The problem:
Skip any picture you find and retype all the remaining lines exactly.

Data extract:

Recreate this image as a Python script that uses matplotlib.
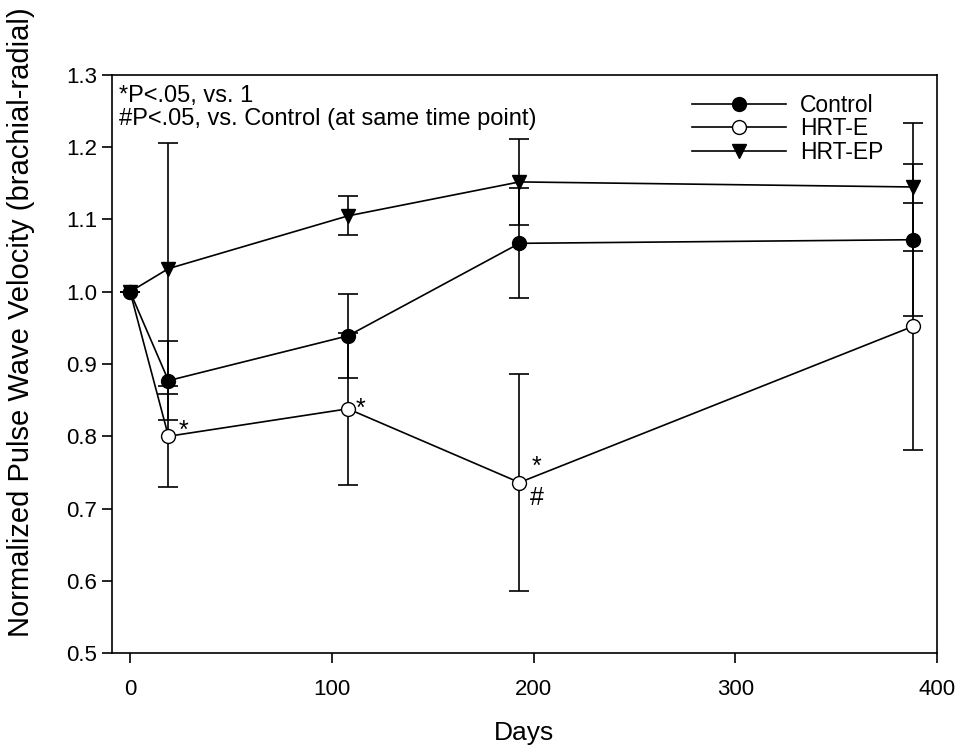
from matplotlib import pyplot as plt
from matplotlib.lines import Line2D

plt.rcParams['font.family'] = ['Liberation Sans', 'DejaVu Sans']

# datos
dias = [0, 19, 108, 193, 388]
control = [1.0, 0.877, 0.939, 1.067, 1.072]
control_err = [0, 0.055, 0.058, 0.076, 0.105]
hrt_e = [1.0, 0.800, 0.838, 0.736, 0.952]
hrt_e_err = [0, 0.070, 0.105, 0.150, 0.171]
hrt_ep = [1.0, 1.032, 1.105, 1.152, 1.145]
hrt_ep_err = [0, 0.174, 0.027, 0.059, 0.088]

fig = plt.figure(figsize=(9.61, 7.52), dpi=100)
ax = fig.add_axes([0.1165, 0.1316, 0.8585, 0.7687])

estilo = dict(color='black', lw=1.2, capsize=7, elinewidth=1.2, capthick=1.2, markersize=10)
ax.errorbar(dias, hrt_e, yerr=hrt_e_err, marker='o', mfc='white', mec='black', zorder=3, **estilo)
ax.errorbar(dias, hrt_ep, yerr=hrt_ep_err, marker='v', mfc='black', mec='black', zorder=3, **estilo)
ax.errorbar(dias, control, yerr=control_err, marker='o', mfc='black', mec='black', zorder=3, **estilo)

# marcas de significancia
ax.text(dias[1] + 5, hrt_e[1] + 0.008, '*', fontsize=18, va='center')
ax.text(dias[2] + 4, hrt_e[2] + 0.0, '*', fontsize=18, va='center')
ax.text(dias[3] + 6, hrt_e[3] + 0.022, '*', fontsize=18, va='center')
ax.text(dias[3] + 5, hrt_e[3] - 0.022, '#', fontsize=18, va='center')

ax.text(0.008, 0.982, '*P<.05, vs. 1\n#P<.05, vs. Control (at same time point)',
        transform=ax.transAxes, fontsize=17, va='top', ha='left', linespacing=1.05)

handles = [Line2D([], [], color='black', lw=1.2, marker='o', mfc='black', markersize=10),
           Line2D([], [], color='black', lw=1.2, marker='o', mfc='white', markersize=10),
           Line2D([], [], color='black', lw=1.2, marker='v', mfc='black', markersize=10)]
ax.legend(handles, ['Control', 'HRT-E', 'HRT-EP'], loc='upper right',
          bbox_to_anchor=(0.96, 1.003), frameon=False, fontsize=16.5,
          handlelength=4.1, labelspacing=0.02, handletextpad=0.6)

ax.set_xlim(-9, 400)
ax.set_ylim(0.5, 1.3)
ax.set_xticks([0, 100, 200, 300, 400])
ax.set_yticks([0.5, 0.6, 0.7, 0.8, 0.9, 1.0, 1.1, 1.2, 1.3])
ax.set_yticklabels([f'{v:.1f}' for v in ax.get_yticks()])
ax.tick_params(direction='out', length=7, width=1.2, labelsize=16, top=False, right=False)
ax.tick_params(axis='x', pad=12)
for s in ax.spines.values():
    s.set_linewidth(1.2)

ax.set_xlabel('Days', fontsize=19, labelpad=15)
ax.set_ylabel('Normalized Pulse Wave Velocity (brachial-radial)', fontsize=21)
ax.yaxis.set_label_coords(-0.093, 0.573)

fig.savefig('out.png', dpi=100)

Answer to this exercise:
Recreate this image as a Python script that uses matplotlib.
from matplotlib import pyplot as plt
from matplotlib.lines import Line2D

plt.rcParams['font.family'] = ['Liberation Sans', 'DejaVu Sans']

# datos
dias = [0, 19, 108, 193, 388]
control = [1.0, 0.877, 0.939, 1.067, 1.072]
control_err = [0, 0.055, 0.058, 0.076, 0.105]
hrt_e = [1.0, 0.800, 0.838, 0.736, 0.952]
hrt_e_err = [0, 0.070, 0.105, 0.150, 0.171]
hrt_ep = [1.0, 1.032, 1.105, 1.152, 1.145]
hrt_ep_err = [0, 0.174, 0.027, 0.059, 0.088]

fig = plt.figure(figsize=(9.61, 7.52), dpi=100)
ax = fig.add_axes([0.1165, 0.1316, 0.8585, 0.7687])

estilo = dict(color='black', lw=1.2, capsize=7, elinewidth=1.2, capthick=1.2, markersize=10)
ax.errorbar(dias, hrt_e, yerr=hrt_e_err, marker='o', mfc='white', mec='black', zorder=3, **estilo)
ax.errorbar(dias, hrt_ep, yerr=hrt_ep_err, marker='v', mfc='black', mec='black', zorder=3, **estilo)
ax.errorbar(dias, control, yerr=control_err, marker='o', mfc='black', mec='black', zorder=3, **estilo)

# marcas de significancia
ax.text(dias[1] + 5, hrt_e[1] + 0.008, '*', fontsize=18, va='center')
ax.text(dias[2] + 4, hrt_e[2] + 0.0, '*', fontsize=18, va='center')
ax.text(dias[3] + 6, hrt_e[3] + 0.022, '*', fontsize=18, va='center')
ax.text(dias[3] + 5, hrt_e[3] - 0.022, '#', fontsize=18, va='center')

ax.text(0.008, 0.982, '*P<.05, vs. 1\n#P<.05, vs. Control (at same time point)',
        transform=ax.transAxes, fontsize=17, va='top', ha='left', linespacing=1.05)

handles = [Line2D([], [], color='black', lw=1.2, marker='o', mfc='black', markersize=10),
           Line2D([], [], color='black', lw=1.2, marker='o', mfc='white', markersize=10),
           Line2D([], [], color='black', lw=1.2, marker='v', mfc='black', markersize=10)]
ax.legend(handles, ['Control', 'HRT-E', 'HRT-EP'], loc='upper right',
          bbox_to_anchor=(0.96, 1.003), frameon=False, fontsize=16.5,
          handlelength=4.1, labelspacing=0.02, handletextpad=0.6)

ax.set_xlim(-9, 400)
ax.set_ylim(0.5, 1.3)
ax.set_xticks([0, 100, 200, 300, 400])
ax.set_yticks([0.5, 0.6, 0.7, 0.8, 0.9, 1.0, 1.1, 1.2, 1.3])
ax.set_yticklabels([f'{v:.1f}' for v in ax.get_yticks()])
ax.tick_params(direction='out', length=7, width=1.2, labelsize=16, top=False, right=False)
ax.tick_params(axis='x', pad=12)
for s in ax.spines.values():
    s.set_linewidth(1.2)

ax.set_xlabel('Days', fontsize=19, labelpad=15)
ax.set_ylabel('Normalized Pulse Wave Velocity (brachial-radial)', fontsize=21)
ax.yaxis.set_label_coords(-0.093, 0.573)

fig.savefig('out.png', dpi=100)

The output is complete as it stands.